What is expected> Copy nothing but the part that opens with the line containing "Rebuild this chart" and closes with the line containing "flows = list(range(1, 501))". Do not include pictures.

=== Dataset extract ===

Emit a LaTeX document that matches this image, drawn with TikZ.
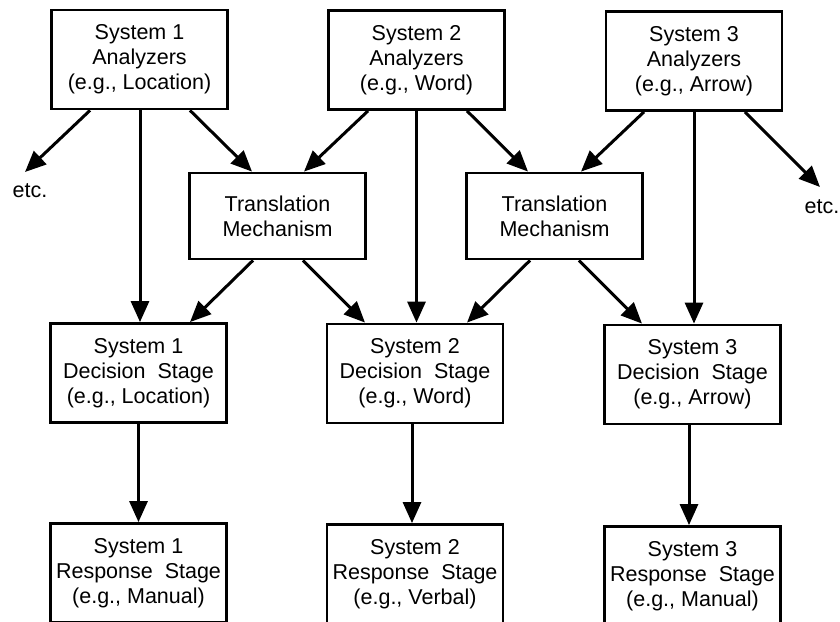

===
=== Dataset extract ===

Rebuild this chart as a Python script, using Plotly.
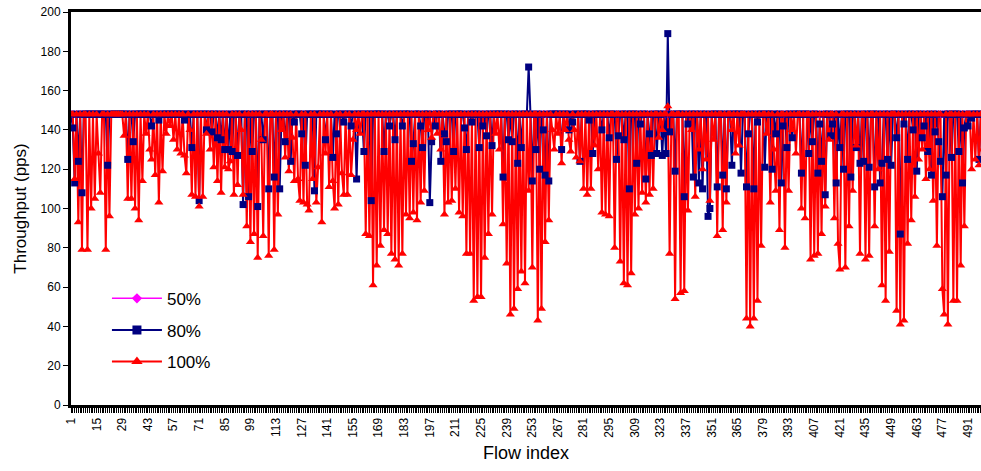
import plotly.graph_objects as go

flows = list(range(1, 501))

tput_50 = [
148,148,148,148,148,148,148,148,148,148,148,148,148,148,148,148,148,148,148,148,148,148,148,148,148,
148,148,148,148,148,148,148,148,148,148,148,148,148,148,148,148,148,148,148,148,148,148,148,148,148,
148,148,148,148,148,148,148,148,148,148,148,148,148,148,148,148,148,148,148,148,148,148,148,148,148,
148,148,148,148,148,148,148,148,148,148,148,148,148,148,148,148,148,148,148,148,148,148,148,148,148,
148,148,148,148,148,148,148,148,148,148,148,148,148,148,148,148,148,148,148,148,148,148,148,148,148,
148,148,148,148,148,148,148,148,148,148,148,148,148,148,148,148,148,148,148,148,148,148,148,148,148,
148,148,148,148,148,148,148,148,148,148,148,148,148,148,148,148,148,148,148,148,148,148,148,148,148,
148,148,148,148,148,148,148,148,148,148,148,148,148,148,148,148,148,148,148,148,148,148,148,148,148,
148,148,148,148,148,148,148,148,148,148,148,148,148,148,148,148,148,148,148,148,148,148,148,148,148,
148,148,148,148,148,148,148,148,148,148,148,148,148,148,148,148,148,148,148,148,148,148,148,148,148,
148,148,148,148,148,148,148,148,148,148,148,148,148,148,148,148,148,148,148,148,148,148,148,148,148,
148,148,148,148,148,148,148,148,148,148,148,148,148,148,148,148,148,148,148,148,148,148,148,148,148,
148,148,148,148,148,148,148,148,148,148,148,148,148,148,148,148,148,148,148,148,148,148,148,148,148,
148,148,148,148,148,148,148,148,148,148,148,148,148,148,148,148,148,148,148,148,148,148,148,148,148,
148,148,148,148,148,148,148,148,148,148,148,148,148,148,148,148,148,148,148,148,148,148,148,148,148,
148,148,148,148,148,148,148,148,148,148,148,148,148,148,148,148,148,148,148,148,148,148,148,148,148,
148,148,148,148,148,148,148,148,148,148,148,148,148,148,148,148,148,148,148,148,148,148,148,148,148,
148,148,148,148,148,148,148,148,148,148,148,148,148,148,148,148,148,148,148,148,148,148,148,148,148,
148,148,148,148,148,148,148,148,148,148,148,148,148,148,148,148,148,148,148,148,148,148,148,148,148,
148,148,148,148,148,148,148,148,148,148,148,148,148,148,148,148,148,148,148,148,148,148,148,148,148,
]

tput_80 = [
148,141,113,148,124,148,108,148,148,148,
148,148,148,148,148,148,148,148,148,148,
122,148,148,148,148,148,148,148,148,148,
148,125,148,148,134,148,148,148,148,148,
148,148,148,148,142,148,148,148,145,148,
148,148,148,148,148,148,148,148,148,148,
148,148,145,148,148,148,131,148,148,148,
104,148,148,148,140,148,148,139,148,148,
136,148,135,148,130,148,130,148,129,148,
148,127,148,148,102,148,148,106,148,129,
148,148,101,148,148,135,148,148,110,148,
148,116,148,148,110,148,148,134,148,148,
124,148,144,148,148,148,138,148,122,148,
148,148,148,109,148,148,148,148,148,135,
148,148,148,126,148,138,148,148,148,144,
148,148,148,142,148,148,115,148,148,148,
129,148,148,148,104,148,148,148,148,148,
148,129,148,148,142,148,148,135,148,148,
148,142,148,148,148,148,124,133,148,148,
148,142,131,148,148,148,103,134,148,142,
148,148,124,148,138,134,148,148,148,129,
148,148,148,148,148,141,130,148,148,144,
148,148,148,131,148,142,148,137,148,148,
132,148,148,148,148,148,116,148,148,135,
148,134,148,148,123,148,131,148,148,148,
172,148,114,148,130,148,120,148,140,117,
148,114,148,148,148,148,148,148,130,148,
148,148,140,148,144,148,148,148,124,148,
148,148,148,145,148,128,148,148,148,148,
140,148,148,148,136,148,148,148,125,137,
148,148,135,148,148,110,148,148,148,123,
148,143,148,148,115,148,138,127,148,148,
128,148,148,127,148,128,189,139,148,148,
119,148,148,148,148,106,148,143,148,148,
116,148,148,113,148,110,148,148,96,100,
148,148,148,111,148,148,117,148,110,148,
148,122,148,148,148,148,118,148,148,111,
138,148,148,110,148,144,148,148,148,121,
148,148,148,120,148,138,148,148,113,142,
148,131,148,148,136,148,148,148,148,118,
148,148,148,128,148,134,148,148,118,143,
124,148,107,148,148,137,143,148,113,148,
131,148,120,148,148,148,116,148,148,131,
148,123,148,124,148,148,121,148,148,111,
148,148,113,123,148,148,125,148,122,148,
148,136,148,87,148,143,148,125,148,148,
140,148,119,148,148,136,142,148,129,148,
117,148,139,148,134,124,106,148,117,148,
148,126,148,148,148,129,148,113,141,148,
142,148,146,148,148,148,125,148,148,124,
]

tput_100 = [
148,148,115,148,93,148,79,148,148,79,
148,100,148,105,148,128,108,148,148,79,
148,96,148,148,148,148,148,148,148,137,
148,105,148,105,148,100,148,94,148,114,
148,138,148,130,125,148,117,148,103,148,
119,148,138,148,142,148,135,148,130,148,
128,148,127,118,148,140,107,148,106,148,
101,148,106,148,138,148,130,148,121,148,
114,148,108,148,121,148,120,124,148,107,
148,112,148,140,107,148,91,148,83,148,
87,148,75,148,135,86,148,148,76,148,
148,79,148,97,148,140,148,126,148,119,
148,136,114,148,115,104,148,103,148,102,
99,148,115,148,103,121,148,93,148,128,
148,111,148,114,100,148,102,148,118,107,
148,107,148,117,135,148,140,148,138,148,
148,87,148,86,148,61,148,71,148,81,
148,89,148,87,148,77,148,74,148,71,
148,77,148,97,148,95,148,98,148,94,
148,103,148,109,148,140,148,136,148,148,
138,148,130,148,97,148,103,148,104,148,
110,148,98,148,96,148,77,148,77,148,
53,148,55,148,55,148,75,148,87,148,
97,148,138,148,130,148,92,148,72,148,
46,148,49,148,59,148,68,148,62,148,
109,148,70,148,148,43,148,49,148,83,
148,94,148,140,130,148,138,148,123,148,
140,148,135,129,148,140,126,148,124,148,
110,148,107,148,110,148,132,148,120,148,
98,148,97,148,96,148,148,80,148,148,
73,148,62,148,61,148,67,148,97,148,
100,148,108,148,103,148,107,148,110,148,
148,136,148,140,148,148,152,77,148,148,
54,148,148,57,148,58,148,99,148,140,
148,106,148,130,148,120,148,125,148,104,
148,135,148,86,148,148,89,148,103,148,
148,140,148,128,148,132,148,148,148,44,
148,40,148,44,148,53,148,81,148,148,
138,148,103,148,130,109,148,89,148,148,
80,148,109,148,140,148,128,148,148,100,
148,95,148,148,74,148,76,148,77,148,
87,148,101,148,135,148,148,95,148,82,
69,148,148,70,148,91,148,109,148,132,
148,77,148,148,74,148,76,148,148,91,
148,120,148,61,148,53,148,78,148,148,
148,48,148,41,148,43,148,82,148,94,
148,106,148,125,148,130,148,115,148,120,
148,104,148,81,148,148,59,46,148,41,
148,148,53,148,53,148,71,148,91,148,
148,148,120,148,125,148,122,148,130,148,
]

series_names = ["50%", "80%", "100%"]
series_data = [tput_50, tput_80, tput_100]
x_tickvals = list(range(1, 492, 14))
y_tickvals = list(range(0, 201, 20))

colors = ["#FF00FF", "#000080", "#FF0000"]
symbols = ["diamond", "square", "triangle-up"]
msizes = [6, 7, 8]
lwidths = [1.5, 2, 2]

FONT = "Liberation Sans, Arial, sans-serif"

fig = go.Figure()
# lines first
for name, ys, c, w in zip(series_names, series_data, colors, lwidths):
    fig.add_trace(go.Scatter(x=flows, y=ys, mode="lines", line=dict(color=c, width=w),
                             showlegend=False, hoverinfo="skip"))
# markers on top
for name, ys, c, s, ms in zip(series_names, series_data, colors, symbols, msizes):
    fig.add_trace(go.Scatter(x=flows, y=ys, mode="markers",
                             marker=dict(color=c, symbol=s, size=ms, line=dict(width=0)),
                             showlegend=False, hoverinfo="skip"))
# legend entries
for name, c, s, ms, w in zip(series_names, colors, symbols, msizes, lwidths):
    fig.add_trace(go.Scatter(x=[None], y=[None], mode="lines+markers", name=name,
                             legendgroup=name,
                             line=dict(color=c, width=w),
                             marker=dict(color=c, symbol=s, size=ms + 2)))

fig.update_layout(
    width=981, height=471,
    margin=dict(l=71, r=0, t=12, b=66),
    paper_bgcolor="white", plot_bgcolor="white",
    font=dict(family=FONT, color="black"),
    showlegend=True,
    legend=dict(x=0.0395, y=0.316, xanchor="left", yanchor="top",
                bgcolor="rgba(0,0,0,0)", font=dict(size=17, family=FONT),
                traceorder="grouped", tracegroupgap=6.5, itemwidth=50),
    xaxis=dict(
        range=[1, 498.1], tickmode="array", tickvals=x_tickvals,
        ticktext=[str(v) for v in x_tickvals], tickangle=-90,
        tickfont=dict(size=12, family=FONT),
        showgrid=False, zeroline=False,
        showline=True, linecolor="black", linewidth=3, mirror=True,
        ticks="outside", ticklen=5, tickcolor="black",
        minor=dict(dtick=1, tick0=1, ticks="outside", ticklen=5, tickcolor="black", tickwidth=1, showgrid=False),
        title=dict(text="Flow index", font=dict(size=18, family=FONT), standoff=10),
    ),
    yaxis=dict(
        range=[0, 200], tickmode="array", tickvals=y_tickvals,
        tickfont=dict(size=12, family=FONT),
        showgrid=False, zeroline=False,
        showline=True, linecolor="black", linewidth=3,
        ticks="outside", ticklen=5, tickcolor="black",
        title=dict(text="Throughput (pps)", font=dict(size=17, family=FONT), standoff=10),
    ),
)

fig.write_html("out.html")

===
=== Dataset extract ===

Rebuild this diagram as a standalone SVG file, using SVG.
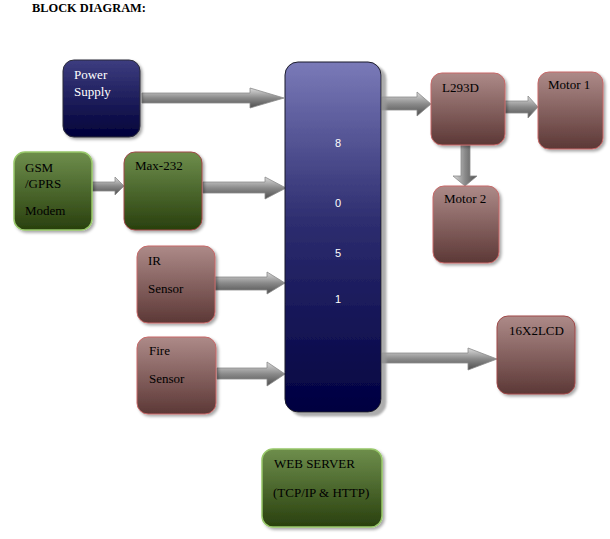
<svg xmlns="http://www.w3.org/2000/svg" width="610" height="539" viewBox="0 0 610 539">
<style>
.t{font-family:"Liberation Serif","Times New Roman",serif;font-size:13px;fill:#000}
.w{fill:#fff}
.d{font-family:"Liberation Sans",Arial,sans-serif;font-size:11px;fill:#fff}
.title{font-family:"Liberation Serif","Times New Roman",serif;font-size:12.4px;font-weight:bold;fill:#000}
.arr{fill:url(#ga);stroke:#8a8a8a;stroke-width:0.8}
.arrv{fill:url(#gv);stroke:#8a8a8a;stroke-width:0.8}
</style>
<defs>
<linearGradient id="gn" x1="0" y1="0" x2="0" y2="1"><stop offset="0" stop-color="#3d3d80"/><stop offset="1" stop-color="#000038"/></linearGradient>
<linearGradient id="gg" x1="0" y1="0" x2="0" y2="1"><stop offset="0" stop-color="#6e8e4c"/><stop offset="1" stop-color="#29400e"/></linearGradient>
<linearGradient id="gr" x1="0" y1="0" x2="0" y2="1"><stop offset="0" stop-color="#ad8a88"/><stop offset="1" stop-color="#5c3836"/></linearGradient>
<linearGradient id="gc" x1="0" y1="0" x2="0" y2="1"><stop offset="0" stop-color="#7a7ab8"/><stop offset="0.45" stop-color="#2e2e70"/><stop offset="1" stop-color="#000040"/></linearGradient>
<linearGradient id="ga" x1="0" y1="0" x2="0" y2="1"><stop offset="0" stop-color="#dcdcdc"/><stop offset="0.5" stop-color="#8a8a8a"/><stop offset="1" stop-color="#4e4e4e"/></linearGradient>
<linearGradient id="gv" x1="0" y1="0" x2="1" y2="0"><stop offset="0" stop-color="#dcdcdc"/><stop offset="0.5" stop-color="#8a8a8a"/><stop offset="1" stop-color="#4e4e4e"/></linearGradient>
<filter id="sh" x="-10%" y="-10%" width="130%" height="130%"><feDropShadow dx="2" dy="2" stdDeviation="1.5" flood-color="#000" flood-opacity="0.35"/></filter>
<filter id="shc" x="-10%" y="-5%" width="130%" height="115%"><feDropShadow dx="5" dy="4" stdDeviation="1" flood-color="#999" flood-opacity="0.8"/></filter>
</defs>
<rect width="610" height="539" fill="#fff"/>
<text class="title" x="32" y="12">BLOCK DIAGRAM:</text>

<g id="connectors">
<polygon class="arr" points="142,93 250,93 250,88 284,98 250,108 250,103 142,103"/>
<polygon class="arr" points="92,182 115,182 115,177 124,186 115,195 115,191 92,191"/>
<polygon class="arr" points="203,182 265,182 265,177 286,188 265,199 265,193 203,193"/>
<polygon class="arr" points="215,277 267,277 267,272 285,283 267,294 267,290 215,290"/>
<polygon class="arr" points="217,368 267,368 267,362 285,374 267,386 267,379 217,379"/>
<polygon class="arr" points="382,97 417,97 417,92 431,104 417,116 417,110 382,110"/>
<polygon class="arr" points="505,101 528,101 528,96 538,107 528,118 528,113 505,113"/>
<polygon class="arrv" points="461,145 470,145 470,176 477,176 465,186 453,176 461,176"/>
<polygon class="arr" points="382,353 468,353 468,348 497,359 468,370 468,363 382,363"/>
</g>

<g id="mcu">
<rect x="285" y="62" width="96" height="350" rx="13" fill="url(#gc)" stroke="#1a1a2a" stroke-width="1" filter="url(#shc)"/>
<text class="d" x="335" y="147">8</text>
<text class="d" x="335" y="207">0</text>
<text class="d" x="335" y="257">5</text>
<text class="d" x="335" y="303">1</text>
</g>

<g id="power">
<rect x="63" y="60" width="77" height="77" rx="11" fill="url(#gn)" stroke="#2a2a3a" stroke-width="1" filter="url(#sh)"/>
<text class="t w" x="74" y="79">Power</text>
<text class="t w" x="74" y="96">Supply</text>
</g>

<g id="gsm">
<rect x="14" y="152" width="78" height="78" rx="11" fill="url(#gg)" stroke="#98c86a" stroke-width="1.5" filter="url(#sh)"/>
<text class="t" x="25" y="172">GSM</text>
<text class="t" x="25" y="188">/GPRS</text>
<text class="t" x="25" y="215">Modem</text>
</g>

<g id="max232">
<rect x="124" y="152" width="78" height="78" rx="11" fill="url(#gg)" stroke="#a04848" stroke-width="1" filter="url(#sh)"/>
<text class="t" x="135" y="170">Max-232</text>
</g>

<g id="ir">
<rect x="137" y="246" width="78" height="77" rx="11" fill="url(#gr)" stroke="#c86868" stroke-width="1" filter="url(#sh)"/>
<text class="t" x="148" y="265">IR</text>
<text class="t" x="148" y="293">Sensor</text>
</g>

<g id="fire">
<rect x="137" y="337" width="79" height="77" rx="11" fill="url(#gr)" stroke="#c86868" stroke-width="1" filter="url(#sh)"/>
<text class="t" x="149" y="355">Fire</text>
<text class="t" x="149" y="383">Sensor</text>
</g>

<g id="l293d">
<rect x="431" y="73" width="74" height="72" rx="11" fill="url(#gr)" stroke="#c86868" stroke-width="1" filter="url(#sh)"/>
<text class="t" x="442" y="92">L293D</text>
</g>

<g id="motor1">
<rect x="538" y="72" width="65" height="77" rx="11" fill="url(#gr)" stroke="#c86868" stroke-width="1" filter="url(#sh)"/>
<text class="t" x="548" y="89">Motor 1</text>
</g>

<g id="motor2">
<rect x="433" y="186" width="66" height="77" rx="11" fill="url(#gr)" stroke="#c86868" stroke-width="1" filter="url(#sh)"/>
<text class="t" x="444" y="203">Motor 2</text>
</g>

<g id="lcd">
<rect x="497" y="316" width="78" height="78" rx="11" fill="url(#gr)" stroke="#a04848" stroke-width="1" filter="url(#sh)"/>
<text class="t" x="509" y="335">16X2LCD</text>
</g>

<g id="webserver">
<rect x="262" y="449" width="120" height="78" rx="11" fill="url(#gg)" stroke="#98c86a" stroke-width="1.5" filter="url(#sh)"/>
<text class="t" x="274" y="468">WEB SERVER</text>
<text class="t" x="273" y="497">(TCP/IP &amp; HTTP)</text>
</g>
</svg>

===

Task result>
Rebuild this chart as a Python script, using Plotly.
import plotly.graph_objects as go

flows = list(range(1, 501))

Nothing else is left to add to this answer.